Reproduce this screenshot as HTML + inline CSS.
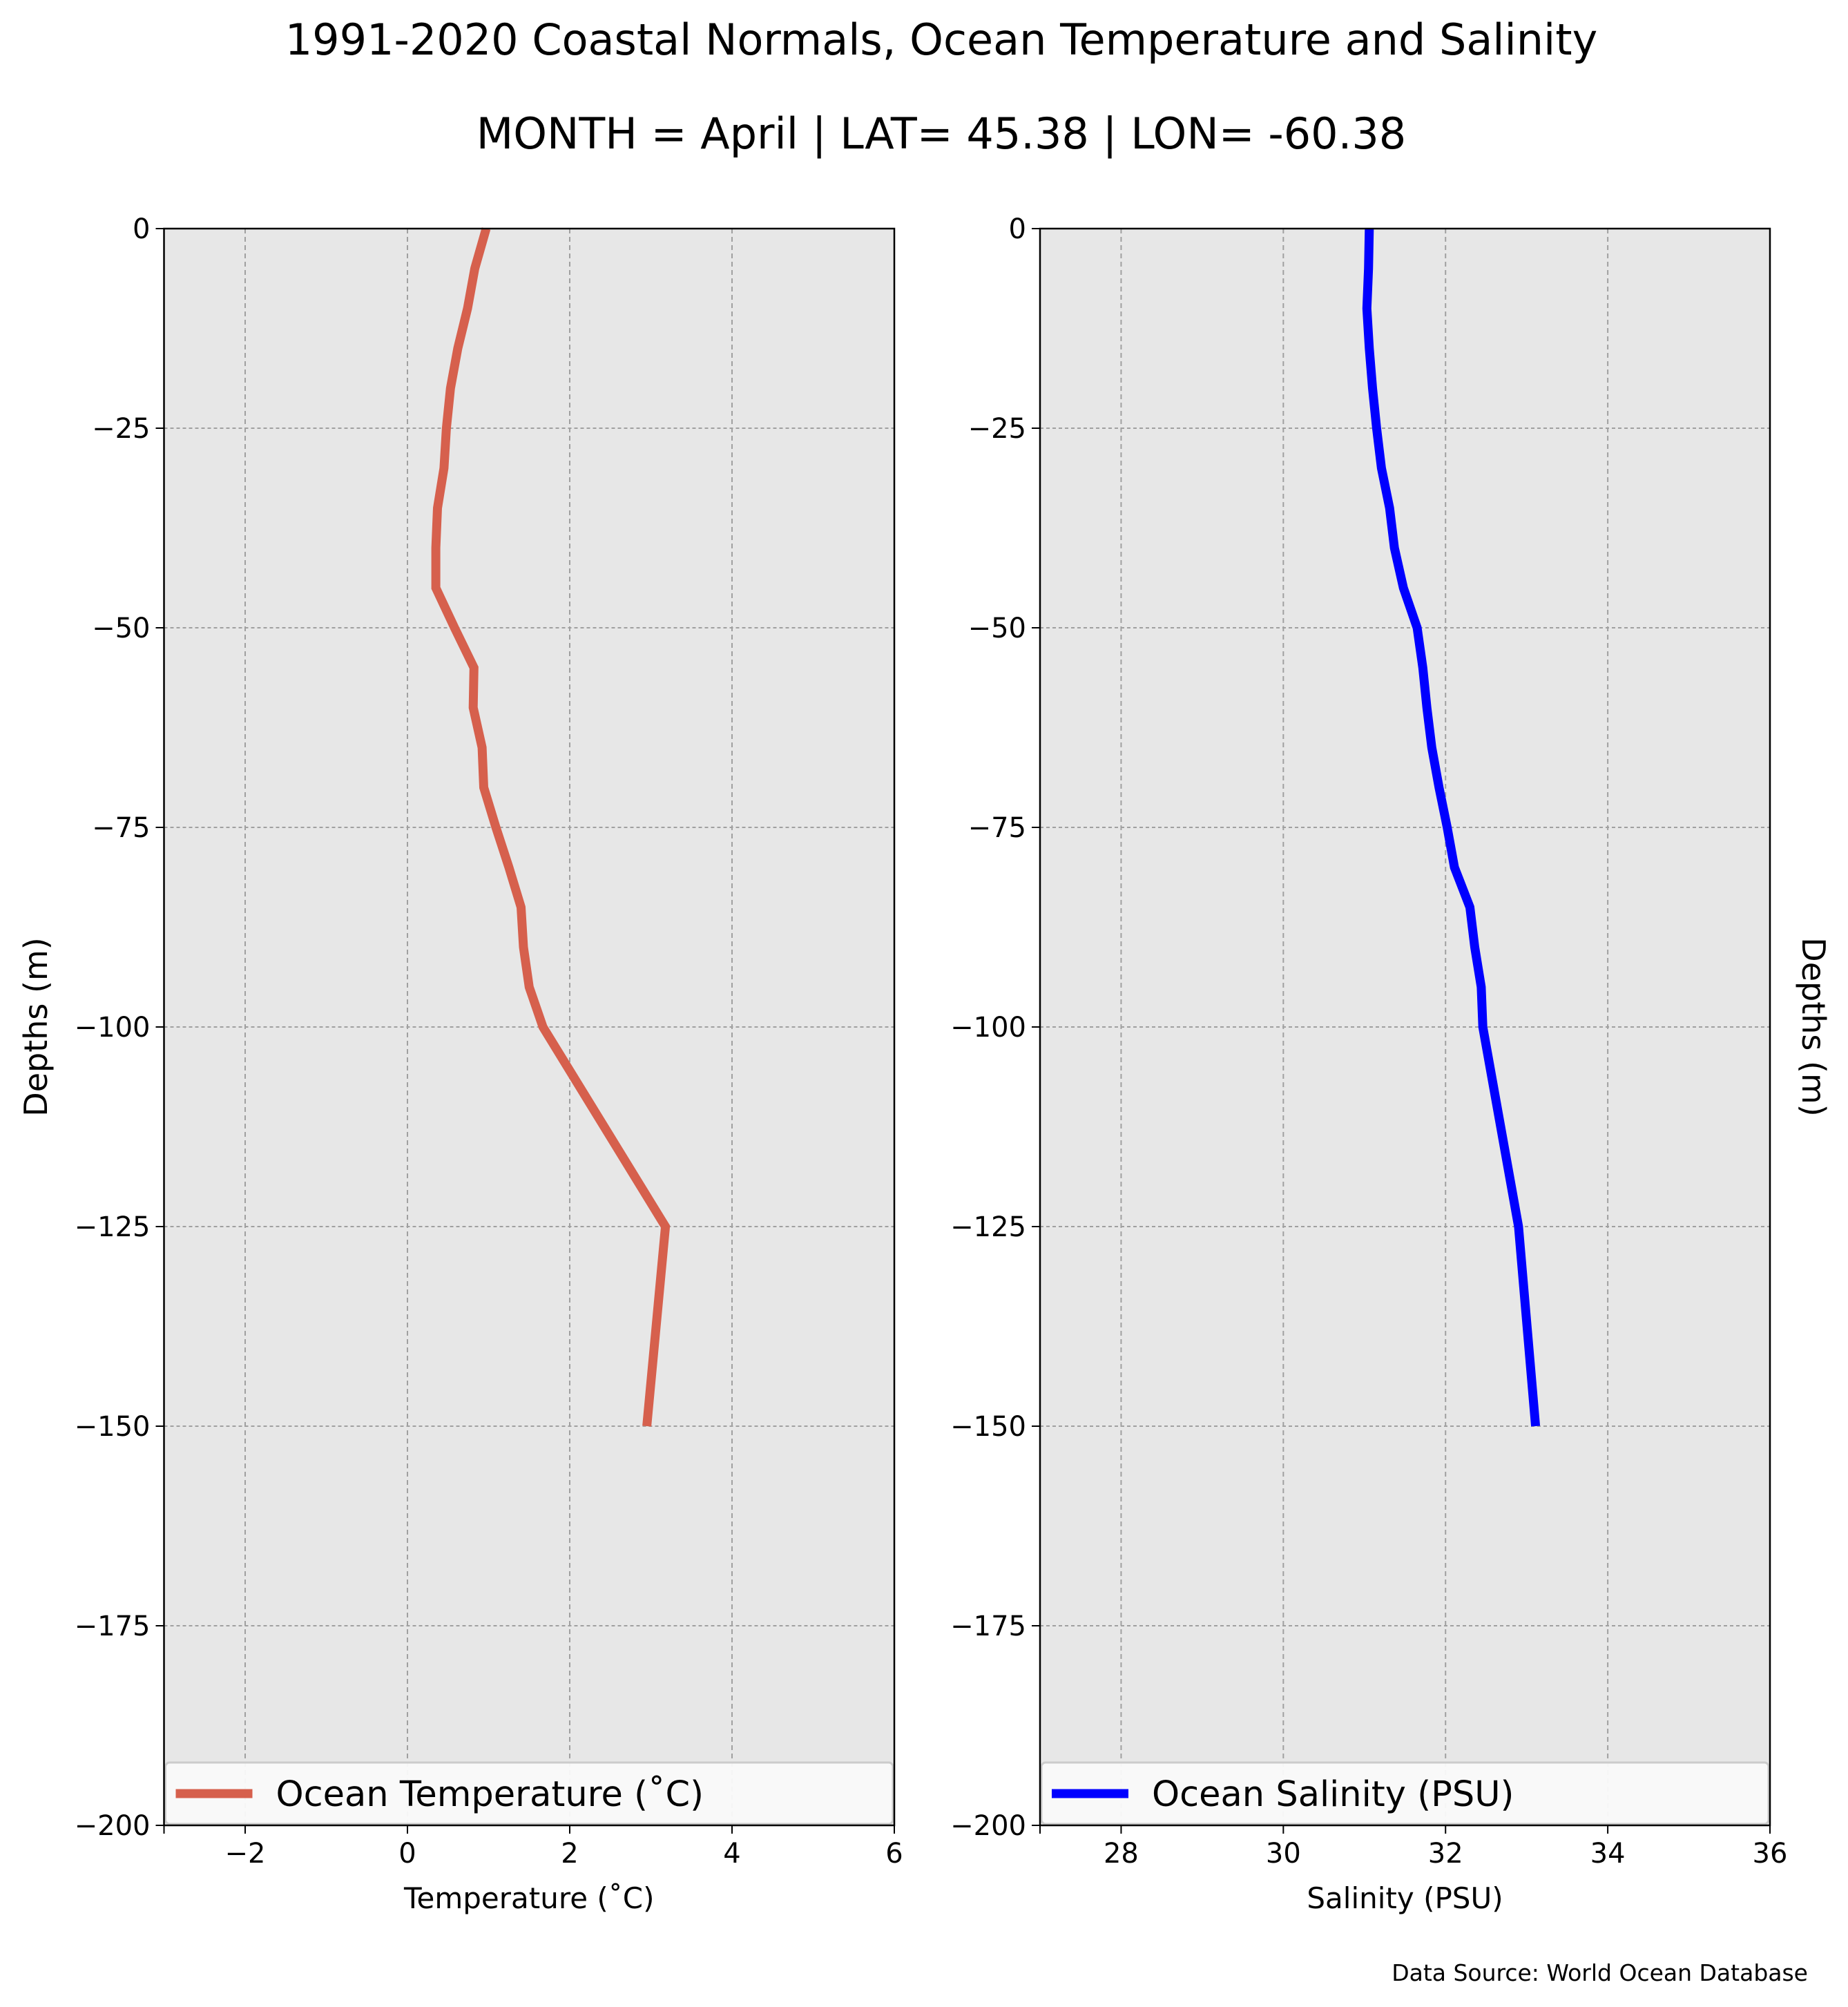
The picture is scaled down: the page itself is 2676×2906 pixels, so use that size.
<!DOCTYPE html>
<html><head><meta charset="utf-8"><style>
body{margin:0;background:#fff}
svg text{font-family:"DejaVu Sans","Liberation Sans",sans-serif}
</style></head><body>
<svg id="chart" width="2676" height="2901" viewBox="0 0 2676 2901" xmlns="http://www.w3.org/2000/svg">
<text x="1363" y="79" font-size="62" text-anchor="middle">1991-2020 Coastal Normals, Ocean Temperature and Salinity</text>
<text x="1363" y="215" font-size="62" text-anchor="middle">MONTH = April | LAT= 45.38 | LON= -60.38</text>
<g id="left"></g>
<g id="right"></g>
<text transform="translate(68,1487) rotate(-90)" font-size="46" text-anchor="middle">Depths (m)</text>
<text transform="translate(2610,1487) rotate(90)" font-size="46" text-anchor="middle">Depths (m)</text>
<text x="2618" y="2868" font-size="33" text-anchor="end">Data Source: World Ocean Database</text>
</svg>
<script>
const depths = [0,-5,-10,-15,-20,-25,-30,-35,-40,-45,-50,-55,-60,-65,-70,-75,-80,-85,-90,-95,-100,-125,-150];
const temperature = [0.97,0.83,0.74,0.62,0.53,0.48,0.45,0.37,0.35,0.35,0.58,0.82,0.81,0.92,0.94,1.09,1.25,1.40,1.43,1.50,1.67,3.18,2.95];
const salinity = [31.06,31.05,31.03,31.06,31.10,31.15,31.21,31.31,31.37,31.48,31.65,31.72,31.77,31.83,31.92,32.02,32.11,32.30,32.36,32.44,32.46,32.90,33.11];
const yTicks = [0,-25,-50,-75,-100,-125,-150,-175,-200];
const tempTicks = [-2,0,2,4,6];
const salTicks = [28,30,32,34,36];
const NS='http://www.w3.org/2000/svg';
const TOP=331, BOT=2643;
function yScale(d){return TOP+(0-d)/200*(BOT-TOP);}
function mk(tag,attrs,parent){const e=document.createElementNS(NS,tag);for(const k in attrs)e.setAttribute(k,attrs[k]);parent.appendChild(e);return e;}
function panel(g,x0,x1,xmin,xmax,xticks,values,color,legendText,xlabel,pfx){
  const xs=v=>x0+(v-xmin)/(xmax-xmin)*(x1-x0);
  const bg=mk('rect',{x:x0,y:TOP,width:x1-x0,height:BOT-TOP,fill:'#e7e7e7'},g);
  
  
  xticks.forEach(t=>{
    const l=mk('line',{x1:xs(t),x2:xs(t),y1:TOP,y2:BOT,stroke:'#a0a0a0','stroke-width':2,'stroke-dasharray':'7,5'},g);
    
    
    const tk=mk('line',{x1:xs(t),x2:xs(t),y1:BOT,y2:BOT+12,stroke:'#000','stroke-width':2},g);
    
    
    const tx=mk('text',{x:xs(t),y:2697,'font-size':40,'text-anchor':'middle'},g);
    tx.textContent=String(t).replace('-','\u2212');
    
    
  });
  const tk0=mk('line',{x1:x0,x2:x0,y1:BOT,y2:BOT+12,stroke:'#000','stroke-width':2},g);
  
  
  yTicks.forEach(t=>{
    const y=yScale(t);
    if(t!==0&&t!==-200){
      const l=mk('line',{x1:x0,x2:x1,y1:y,y2:y,stroke:'#a0a0a0','stroke-width':2,'stroke-dasharray':'5,4'},g);
      
      
    }
    const tk=mk('line',{x1:x0-12,x2:x0,y1:y,y2:y,stroke:'#000','stroke-width':2},g);
    
    
    const tx=mk('text',{x:x0-20,y:y+14,'font-size':40,'text-anchor':'end'},g);
    tx.textContent=String(t).replace('-','\u2212');
    
    
  });
  const pts=depths.map((d,i)=>xs(values[i]).toFixed(1)+','+yScale(d).toFixed(1)).join(' ');
  const pl=mk('polyline',{points:pts,fill:'none',stroke:color,'stroke-width':13},g);
  
  
  const lg=mk('rect',{x:x0+2,y:2552,width:x1-x0-4,height:BOT-2552-2,rx:6,fill:'#fafafa','fill-opacity':0.95,stroke:'#cccccc','stroke-width':3},g);
  
  
  const ll=mk('line',{x1:x0+17,x2:x0+128,y1:2597,y2:2597,stroke:color,'stroke-width':13},g);
  
  
  const lt=mk('text',{x:x0+162,y:2615,'font-size':51},g);
  lt.textContent=legendText;
  
  
  const fr=mk('rect',{x:x0,y:TOP,width:x1-x0,height:BOT-TOP,fill:'none',stroke:'#000','stroke-width':2.5},g);
  
  
  const xl=mk('text',{x:(x0+x1)/2,y:2763,'font-size':42,'text-anchor':'middle'},g);
  xl.textContent=xlabel;
  
  
}
panel(document.getElementById('left'),237.5,1295,-3,6,tempTicks,temperature,'#d6604d','Ocean Temperature (\u02DAC)','Temperature (\u02DAC)','temperature');
panel(document.getElementById('right'),1506,2563,27,36,salTicks,salinity,'#0000ff','Ocean Salinity (PSU)','Salinity (PSU)','salinity');
</script>
</body></html>
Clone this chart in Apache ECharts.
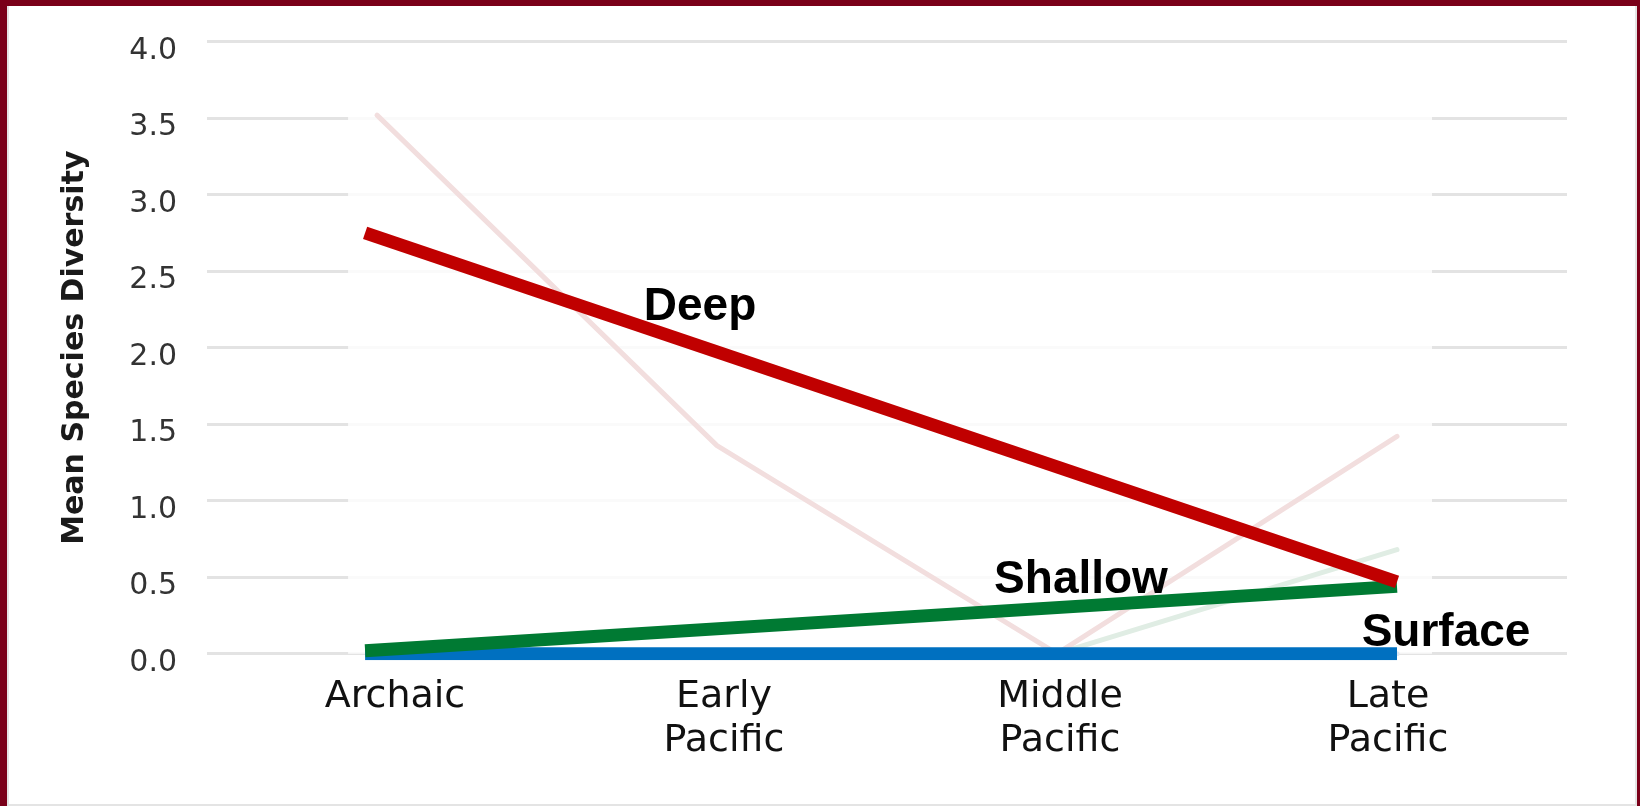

- **Goal of the exercise**: Reproduce every line exactly and omit all pictures.

- **Exercise answer**:
Reproduce this screenshot as HTML + inline CSS.
The picture is scaled down: the page itself is 2676×2906 pixels, so use that size.
<!DOCTYPE html>
<html><head><meta charset="utf-8"><style>
body{margin:0;background:#fff}
svg text{font-family:"DejaVu Sans","Liberation Sans",sans-serif}
</style></head><body>
<svg id="chart" width="2676" height="2901" viewBox="0 0 2676 2901" xmlns="http://www.w3.org/2000/svg">
<text x="1363" y="79" font-size="62" text-anchor="middle">1991-2020 Coastal Normals, Ocean Temperature and Salinity</text>
<text x="1363" y="215" font-size="62" text-anchor="middle">MONTH = April | LAT= 45.38 | LON= -60.38</text>
<g id="left"></g>
<g id="right"></g>
<text transform="translate(68,1487) rotate(-90)" font-size="46" text-anchor="middle">Depths (m)</text>
<text transform="translate(2610,1487) rotate(90)" font-size="46" text-anchor="middle">Depths (m)</text>
<text x="2618" y="2868" font-size="33" text-anchor="end">Data Source: World Ocean Database</text>
</svg>
<script>
const depths = [0,-5,-10,-15,-20,-25,-30,-35,-40,-45,-50,-55,-60,-65,-70,-75,-80,-85,-90,-95,-100,-125,-150];
const temperature = [0.97,0.83,0.74,0.62,0.53,0.48,0.45,0.37,0.35,0.35,0.58,0.82,0.81,0.92,0.94,1.09,1.25,1.40,1.43,1.50,1.67,3.18,2.95];
const salinity = [31.06,31.05,31.03,31.06,31.10,31.15,31.21,31.31,31.37,31.48,31.65,31.72,31.77,31.83,31.92,32.02,32.11,32.30,32.36,32.44,32.46,32.90,33.11];
const yTicks = [0,-25,-50,-75,-100,-125,-150,-175,-200];
const tempTicks = [-2,0,2,4,6];
const salTicks = [28,30,32,34,36];
const NS='http://www.w3.org/2000/svg';
const TOP=331, BOT=2643;
function yScale(d){return TOP+(0-d)/200*(BOT-TOP);}
function mk(tag,attrs,parent){const e=document.createElementNS(NS,tag);for(const k in attrs)e.setAttribute(k,attrs[k]);parent.appendChild(e);return e;}
function panel(g,x0,x1,xmin,xmax,xticks,values,color,legendText,xlabel,pfx){
  const xs=v=>x0+(v-xmin)/(xmax-xmin)*(x1-x0);
  const bg=mk('rect',{x:x0,y:TOP,width:x1-x0,height:BOT-TOP,fill:'#e7e7e7'},g);
  
  
  xticks.forEach(t=>{
    const l=mk('line',{x1:xs(t),x2:xs(t),y1:TOP,y2:BOT,stroke:'#a0a0a0','stroke-width':2,'stroke-dasharray':'7,5'},g);
    
    
    const tk=mk('line',{x1:xs(t),x2:xs(t),y1:BOT,y2:BOT+12,stroke:'#000','stroke-width':2},g);
    
    
    const tx=mk('text',{x:xs(t),y:2697,'font-size':40,'text-anchor':'middle'},g);
    tx.textContent=String(t).replace('-','\u2212');
    
    
  });
  const tk0=mk('line',{x1:x0,x2:x0,y1:BOT,y2:BOT+12,stroke:'#000','stroke-width':2},g);
  
  
  yTicks.forEach(t=>{
    const y=yScale(t);
    if(t!==0&&t!==-200){
      const l=mk('line',{x1:x0,x2:x1,y1:y,y2:y,stroke:'#a0a0a0','stroke-width':2,'stroke-dasharray':'5,4'},g);
      
      
    }
    const tk=mk('line',{x1:x0-12,x2:x0,y1:y,y2:y,stroke:'#000','stroke-width':2},g);
    
    
    const tx=mk('text',{x:x0-20,y:y+14,'font-size':40,'text-anchor':'end'},g);
    tx.textContent=String(t).replace('-','\u2212');
    
    
  });
  const pts=depths.map((d,i)=>xs(values[i]).toFixed(1)+','+yScale(d).toFixed(1)).join(' ');
  const pl=mk('polyline',{points:pts,fill:'none',stroke:color,'stroke-width':13},g);
  
  
  const lg=mk('rect',{x:x0+2,y:2552,width:x1-x0-4,height:BOT-2552-2,rx:6,fill:'#fafafa','fill-opacity':0.95,stroke:'#cccccc','stroke-width':3},g);
  
  
  const ll=mk('line',{x1:x0+17,x2:x0+128,y1:2597,y2:2597,stroke:color,'stroke-width':13},g);
  
  
  const lt=mk('text',{x:x0+162,y:2615,'font-size':51},g);
  lt.textContent=legendText;
  
  
  const fr=mk('rect',{x:x0,y:TOP,width:x1-x0,height:BOT-TOP,fill:'none',stroke:'#000','stroke-width':2.5},g);
  
  
  const xl=mk('text',{x:(x0+x1)/2,y:2763,'font-size':42,'text-anchor':'middle'},g);
  xl.textContent=xlabel;
  
  
}
panel(document.getElementById('left'),237.5,1295,-3,6,tempTicks,temperature,'#d6604d','Ocean Temperature (\u02DAC)','Temperature (\u02DAC)','temperature');
panel(document.getElementById('right'),1506,2563,27,36,salTicks,salinity,'#0000ff','Ocean Salinity (PSU)','Salinity (PSU)','salinity');
</script>
</body></html>
Clone this chart in Apache ECharts.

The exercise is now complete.